Economic development and strategic considerations
Supporters argue that flagship maglev projects can spur regional growth, attract high-value industries, and showcase a nation’s engineering prowess. Critics caution that subsidies or distortions in capital markets can misallocate resources away from more productive or broadly beneficial infrastructure. The appropriate balance depends on corridor economics, governance quality, and the ability to translate travel-time savings into real economic activity. See Economic growth and Public policy for broader discussion.
Debates and controversies
- Substantial upfront costs versus long-run gains: Advocates point to the long-term efficiency of a fast, reliable, low-maintenance guideway, while skeptics highlight the risk of over-optimistic traffic projections and the burden of debt financing. See Cost-benefit analysis.
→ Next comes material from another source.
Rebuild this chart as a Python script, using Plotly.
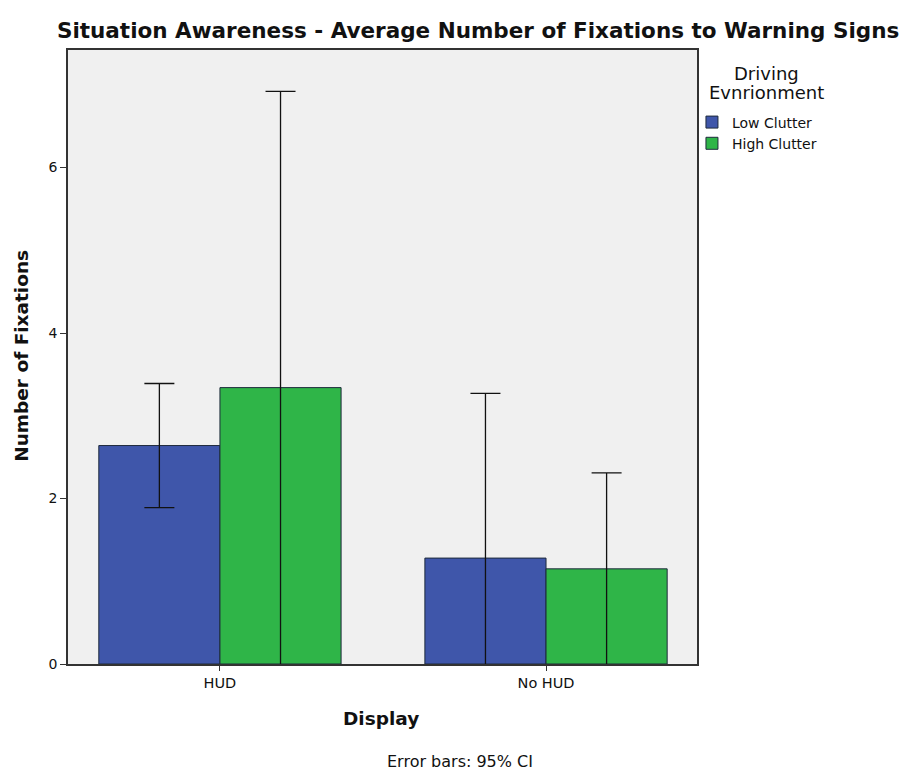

- Subsidies and market roles: A recurring debate centers on whether public funds should back large-scale maglev or whether private capital should drive development through competitive bidding and market discipline. See Public-private partnership.
- Land use, environment, and local impact: The siting of guideways often requires significant land acquisition and can affect communities, ecosystems, and property values. Critics argue for rigorous environmental review and fair compensation. See Environmental impact.
- Interoperability and future retrofit risks: Because maglev is not directly interchangeable with conventional rail, questions arise about long-term flexibility if technology choices become stranded. See Rail gauge and Infrastructure.
- National competitiveness and strategic value: Proponents frame maglev as a platform for advanced manufacturing, supply chains, and export potential, while others warn that the opportunity cost may be high if project selection is not disciplined by rigorous economic appraisal. See Economic growth.